Agar  pemimpin dapat memimpin dengan mumpuni,  maka  dia  harus dapat  meneladani watak dan tugas yang tercermin dalam ajaran Hastha Brata.  Hastha Brata adalah simbol alam semesta. Arti harfiahnya “delapan simbol alam”, tetapi sejatinya menyiratkan keharmonisan sistem alam semesta. Pada hakikatnya kedelapan sifat tersebut merupakan manifestasi keselarasan yang terdapat pada tata alam semesta yang diciptakan Tuhan, dan manusia harus menyelaraskan diri dengan tata alam semesta kalau ingin selamat dan terhindar dari malapetaka. Bila manusia, sebagai ciptaan Tuhan, bisa selaras dengan alam semesta, maka selaraslah kehidupannya. Menurut Yasadipura I (1729-1803 M) dari keraton Surakarta, Hastha Brata adalah delapan prinsip kepemimpinan sosial yang meniru filosofi/sifat alam, yaitu:

(1) Mahambeg Mring Kisma (meniru sifat bumi). Seperti halnya bumi, seorang pemimpin berusaha untuk setiap saat menjadi sumber kebutuhan hidup bagi siapa pun. Dia mengerti apa yang dibutuhkan oleh rakyatnya dan memberikan kepada siapa saja tanpa pilih   kasih.   Meski   selalu   memberikan   segalanya   kepada   rakyatnya,   dia   tidak menunjukkan sifat sombong/angkuh.
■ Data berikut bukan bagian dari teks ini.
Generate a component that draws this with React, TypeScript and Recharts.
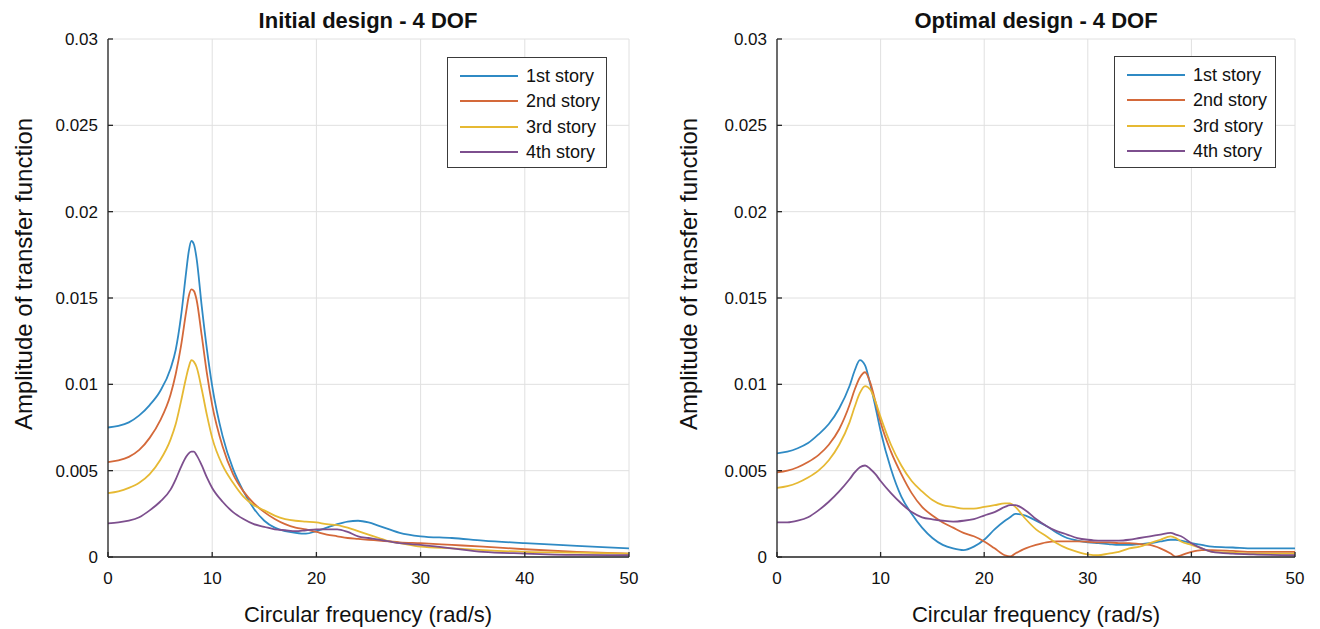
import React from 'react';
import { LineChart, Line, XAxis, YAxis, CartesianGrid } from 'recharts';

// ---------- data ----------
const STORIES = ['1st story', '2nd story', '3rd story', '4th story'];
const X_TICKS = [0, 10, 20, 30, 40, 50];
const Y_TICKS = [0, 0.005, 0.01, 0.015, 0.02, 0.025, 0.03];

const INITIAL_FREQ = [0, 1, 2, 3, 4, 5, 6, 6.5, 7, 7.5, 7.75, 8, 8.25, 8.5, 9, 9.5, 10, 11, 12, 13, 14, 15, 16, 17, 18, 19, 20, 21, 22, 23, 24, 25, 26, 27, 28, 30, 33, 36, 40, 45, 50];
const INITIAL_S1 = [0.0075, 0.0076, 0.0078, 0.0082, 0.0088, 0.0096, 0.0109, 0.0120, 0.0139, 0.0165, 0.0177, 0.0183, 0.0181, 0.0173, 0.0145, 0.0120, 0.0099, 0.0070, 0.0051, 0.0038, 0.0028, 0.0021, 0.0017, 0.0015, 0.0014, 0.00135, 0.0015, 0.0017, 0.0019, 0.00205, 0.0021, 0.0020, 0.0018, 0.0016, 0.0014, 0.0012, 0.0011, 0.00095, 0.0008, 0.00065, 0.0005];
const INITIAL_S2 = [0.0055, 0.0056, 0.0058, 0.0062, 0.0069, 0.0079, 0.0094, 0.0106, 0.0122, 0.0142, 0.0151, 0.0155, 0.0154, 0.0149, 0.0128, 0.0106, 0.0088, 0.0064, 0.0048, 0.0038, 0.0031, 0.0026, 0.0022, 0.0019, 0.0017, 0.0016, 0.00145, 0.0013, 0.0012, 0.0011, 0.00105, 0.0010, 0.00095, 0.0009, 0.00085, 0.0008, 0.0007, 0.0006, 0.00045, 0.0003, 0.0002];
const INITIAL_S3 = [0.0037, 0.0038, 0.0040, 0.0043, 0.0048, 0.0056, 0.0068, 0.0077, 0.0090, 0.0104, 0.0110, 0.0114, 0.0113, 0.0110, 0.0097, 0.0082, 0.0069, 0.0053, 0.0043, 0.0035, 0.0030, 0.0027, 0.0024, 0.0022, 0.0021, 0.00205, 0.0020, 0.0019, 0.00185, 0.0017, 0.0015, 0.0013, 0.0011, 0.0009, 0.0008, 0.0006, 0.0005, 0.0004, 0.0003, 0.00025, 0.0002];
const INITIAL_S4 = [0.00195, 0.0020, 0.0021, 0.0023, 0.0027, 0.0032, 0.0039, 0.0045, 0.0052, 0.0058, 0.0060, 0.0061, 0.0061, 0.0059, 0.0053, 0.0046, 0.0040, 0.0032, 0.0026, 0.0022, 0.0019, 0.00175, 0.0016, 0.00155, 0.0015, 0.00155, 0.0016, 0.0016, 0.0016, 0.00145, 0.0012, 0.0011, 0.0010, 0.0009, 0.0008, 0.0007, 0.0005, 0.0003, 0.0002, 0.00012, 0.0001];

const OPTIMAL_FREQ = [0, 1, 2, 3, 4, 5, 6, 7, 7.5, 8, 8.5, 9, 9.5, 10, 11, 12, 13, 14, 15, 16, 17, 18, 19, 20, 21, 22, 22.5, 23, 24, 25, 26, 27, 28, 29, 30, 31, 32, 33, 34, 35, 36, 37, 38, 38.5, 39, 40, 41, 42, 44, 46, 50];
const OPTIMAL_S1 = [0.0060, 0.0061, 0.0063, 0.0066, 0.0071, 0.0077, 0.0086, 0.0099, 0.0108, 0.0114, 0.0111, 0.0100, 0.0087, 0.0073, 0.0051, 0.0035, 0.0025, 0.0017, 0.0011, 0.0007, 0.0005, 0.0004, 0.0006, 0.0010, 0.0016, 0.0021, 0.0023, 0.0025, 0.0024, 0.0021, 0.0018, 0.0014, 0.0011, 0.00095, 0.00085, 0.0008, 0.00075, 0.0007, 0.0007, 0.00075, 0.0008, 0.0009, 0.0010, 0.0010, 0.00095, 0.0008, 0.0007, 0.0006, 0.00055, 0.0005, 0.0005];
const OPTIMAL_S2 = [0.0049, 0.0050, 0.0052, 0.0055, 0.0059, 0.0065, 0.0074, 0.0088, 0.0097, 0.0104, 0.0107, 0.0101, 0.0090, 0.0078, 0.0061, 0.0048, 0.0037, 0.0029, 0.0024, 0.0020, 0.0017, 0.0014, 0.0012, 0.0009, 0.0005, 0.0001, 0.00003, 0.0002, 0.0005, 0.0007, 0.00085, 0.0009, 0.0009, 0.0009, 0.00088, 0.00085, 0.00085, 0.0008, 0.0008, 0.00075, 0.0007, 0.0005, 0.0002, 0.00002, 0.0001, 0.0003, 0.0004, 0.0004, 0.00035, 0.0003, 0.0003];
const OPTIMAL_S3 = [0.0040, 0.0041, 0.0043, 0.0046, 0.0050, 0.0056, 0.0065, 0.0078, 0.0087, 0.0095, 0.0099, 0.0097, 0.0090, 0.0081, 0.0065, 0.0053, 0.0044, 0.0038, 0.0033, 0.0030, 0.0029, 0.0028, 0.0028, 0.0029, 0.0030, 0.0031, 0.0031, 0.0029, 0.0022, 0.0016, 0.0012, 0.0008, 0.0005, 0.0003, 0.00015, 0.0001, 0.0002, 0.0003, 0.0005, 0.0006, 0.0008, 0.0010, 0.0012, 0.0011, 0.0009, 0.0007, 0.0005, 0.0003, 0.00025, 0.0002, 0.0002];
const OPTIMAL_S4 = [0.0020, 0.0020, 0.0021, 0.0023, 0.0027, 0.0032, 0.0038, 0.0045, 0.0049, 0.0052, 0.0053, 0.0051, 0.0048, 0.0044, 0.0037, 0.0031, 0.0026, 0.0023, 0.00218, 0.0021, 0.00205, 0.0021, 0.0022, 0.0024, 0.0026, 0.0029, 0.0030, 0.0030, 0.0027, 0.0022, 0.0018, 0.0015, 0.0013, 0.0011, 0.0010, 0.00095, 0.00095, 0.00095, 0.0010, 0.0011, 0.0012, 0.0013, 0.0014, 0.0013, 0.0012, 0.0008, 0.0005, 0.0003, 0.0002, 0.00015, 0.0001];

// ---------- styles ----------
const COLORS = ['#2f8ac4', '#d4693a', '#e6b933', '#7d4f8e'];
const FONT = '"Liberation Sans", Arial, Helvetica, sans-serif';
const AXIS = '#262626';

type Box = { left: number; top: number; width: number; height: number };
type PanelProps = {
  left: number;
  title: string;
  freq: number[];
  series: number[][];
  margin: { top: number; right: number; bottom: number; left: number };
  legendPos: Box;
  titleX: number;
  yLabelX: number;
};

function LegendBox({ pos }: { pos: Box }) {
  return (
    <div
      style={{
        position: 'absolute',
        left: pos.left,
        top: pos.top,
        width: pos.width,
        height: pos.height,
        boxSizing: 'border-box',
        border: '1.3px solid #3a3a3a',
        background: '#fff',
        fontFamily: FONT,
      }}
    >
      {STORIES.map((name, i) => (
        <div key={name} style={{ position: 'absolute', left: 0, top: 18 + i * 25.3 - 11, height: 22, width: pos.width - 4 }}>
          <svg width={75} height={22} style={{ position: 'absolute', left: 0, top: 0 }}>
            <line x1={12} x2={70} y1={11} y2={11} stroke={COLORS[i]} strokeWidth={1.8} />
          </svg>
          <span
            style={{
              position: 'absolute',
              left: 78,
              top: 0,
              lineHeight: '22px',
              fontSize: 18,
              color: '#111',
              whiteSpace: 'nowrap',
            }}
          >
            {name}
          </span>
        </div>
      ))}
    </div>
  );
}

function Panel({ left, title, freq, series, margin, legendPos, titleX, yLabelX }: PanelProps) {
  const data = freq.map((f, i) => {
    const row: Record<string, number> = { f };
    series.forEach((s, k) => {
      row['s' + k] = s[i];
    });
    return row;
  });
  const W = 660;
  const H = 629;
  return (
    <div style={{ position: 'absolute', left, top: 0, width: W, height: H }}>
      <LineChart width={W} height={H} data={data} margin={margin}>
        <CartesianGrid stroke="#e0e0e0" strokeWidth={1} />
        <XAxis
          type="number"
          dataKey="f"
          domain={[0, 50]}
          ticks={X_TICKS}
          interval={0}
          height={30}
          tickSize={-5}
          tickMargin={20}
          allowDataOverflow
          axisLine={{ stroke: AXIS, strokeWidth: 1.3 }}
          tickLine={{ stroke: AXIS, strokeWidth: 1.3 }}
          tick={{ fill: '#111', fontSize: 17, fontFamily: FONT }}
        />
        <YAxis
          type="number"
          domain={[0, 0.03]}
          ticks={Y_TICKS}
          interval={0}
          width={60}
          tickSize={-5}
          tickMargin={15}
          allowDataOverflow
          tickFormatter={(v: number) => String(v)}
          axisLine={{ stroke: AXIS, strokeWidth: 1.3 }}
          tickLine={{ stroke: AXIS, strokeWidth: 1.3 }}
          tick={{ fill: '#111', fontSize: 17, fontFamily: FONT }}
        />
        {series.map((_, k) => (
          <Line
            key={k}
            dataKey={'s' + k}
            name={STORIES[k]}
            type="monotone"
            stroke={COLORS[k]}
            strokeWidth={1.8}
            dot={false}
            activeDot={false}
            isAnimationActive={false}
          />
        ))}
      </LineChart>
      <LegendBox pos={legendPos} />
      <svg
        width={W}
        height={H}
        style={{ position: 'absolute', left: 0, top: 0, pointerEvents: 'none' }}
        fontFamily={FONT}
      >
        <text x={titleX} y={28} textAnchor="middle" fontSize={22} fontWeight="bold" fill="#111">
          {title}
        </text>
        <text x={titleX} y={622} textAnchor="middle" fontSize={22} fill="#111">
          Circular frequency (rad/s)
        </text>
        <text
          transform={`translate(${yLabelX},274) rotate(-90)`}
          textAnchor="middle"
          dominantBaseline="central"
          fontSize={24}
          fill="#111"
        >
          Amplitude of transfer function
        </text>
      </svg>
    </div>
  );
}

export default function App() {
  return (
    <div
      style={{
        position: 'absolute',
        left: 0,
        top: 0,
        width: 1320,
        height: 629,
        background: '#fff',
        overflow: 'hidden',
        fontFamily: FONT,
      }}
    >
      <Panel
        left={0}
        title="Initial design - 4 DOF"
        freq={INITIAL_FREQ}
        series={[INITIAL_S1, INITIAL_S2, INITIAL_S3, INITIAL_S4]}
        margin={{ top: 39, right: 31, bottom: 42, left: 48 }}
        legendPos={{ left: 447, top: 57, width: 160, height: 111 }}
        titleX={368}
        yLabelX={23}
      />
      <Panel
        left={660}
        title="Optimal design - 4 DOF"
        freq={OPTIMAL_FREQ}
        series={[OPTIMAL_S1, OPTIMAL_S2, OPTIMAL_S3, OPTIMAL_S4]}
        margin={{ top: 39, right: 25, bottom: 42, left: 57 }}
        legendPos={{ left: 454, top: 56, width: 162, height: 112 }}
        titleX={376}
        yLabelX={28}
      />
    </div>
  );
}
(2) Mahambeg Mring Warih (meniru sifat air). Seperti sifat air, mengalir dari tinggi ke tempat yang lebih rendah dan sejuk/dingin. Seorang pemimpin harus bisa menyatu dengan rakyat    sehingga    bisa    mengetahui    kebutuhan    riil    rakyatnya.    Rakyat    akan merasa sejuk, nyaman, aman, dan tentram bersama pemimpinnya. Kehadirannya selalu diharapkan oleh rakyatnya. Pemimpin dan rakyat adalah mitra kerja dalam membangun persada tercinta ini. Tanpa rakyat, tidak ada yang jadi pemimpin, tanpa rakyat yang mencintainya, tidak ada pemimpin yang mampu melakukan tugas yang diembannya sendirian.

(3) Mahambeg Mring Samirana (meniru sifat angin). Seperti halnya sifat angin, dia ada di mana saja/tak mengenal tempat dan adil kepada siapa pun. Seorang pemimpin harus berada   di   semua   strata/lapisan   masyarakatnya   dan   bersikap   adil,   tak   pernah diskriminatif (membeda-bedakan).

(4) Mahambeg Mring Candra (meniru sifat bulan). Seperti sifat bulan, yang terang dan sejuk. Seorang pemimpin mampu menawan hati rakyatnya dengan sikap keseharian yang tegas/jelas dan keputusannya yang tidak menimbulkan potensi konflik. Kehadiran pemimpin bagi rakyat menyejukkan, karena aura sang pemimpin memancarkan kebahagiaan dan harapan.

(5) Mahambeg Mring Surya (meniru sifat matahari). Seperti sifat matahari yang memberi sinar kehidupan yang dibutuhkan oleh seluruh jagat. Energi positif seorang pemimpin dapat memberi petunjuk/jalan/arah dan solusi atas masalah yang dihadapi rakyatnya.

(6) Mahambeg Mring Samodra (meniru sifat laut/samudra). Seperti sifat lautan, luas tak bertepi, setiap hari menampung apa saja (air dan sampah) dari segala penjuru, dan membersihkan segala kotoran yang dibuang ke pinggir pantai. Bagi yang memandang laut, yang terlihat hanya kebeningan air dan timbulkan ketenangan. Seorang pemimpin hendaknya  mempunyai  keluasan  hati  dan  pandangan,  dapat  menampung  semua aspirasi dari siapa saja, dengan penuh kesabaran, kasih sayang, dan pengertian terhadap rakyatnya.

(7) Mahambeg Mring Wukir (meniru sifat gunung). Seperti sifat gunung, yang teguh dan kokoh, seorang pemimpin harus memiliki keteguhan-kekuatan fisik dan psikis serta tidak mudah menyerah untuk membela kebenaran maupun membela rakyatnya. Tetapi juga penuh hikmah tatkala harus memberikan sanksi. Dampak yang ditimbulkan dengan cetusan kemarahan seorang pemimpin diharapkan membawa kebaikan seperti halnya efek letusan gunung berapi yang dapat menyuburkan tanah.

(8) Mahambeg Mring Dahana (meniru sifat api). Seperti sifat api, energi positif seorang pemimpin diharapkan mampu menghangatkan hati dan membakar semangat rakyatnya mengarah kepada kebaikan, memerangi kejahatan, dan memberikan perlindungan kepada rakyatnya.

Kedelapan watak dan kecakapan tersebut amat penting bagi pemimpin yang berjiwa kesatriya sebagai sarana untuk mendharmabaktikan dirinya kepada negara dan rakyat, karena dharma bakti pemimpin yang benar akan menjamin kesejahteraan dan keselamatan negara dan rakyatnya (darmaning satriya mahanani rahayuning nagara).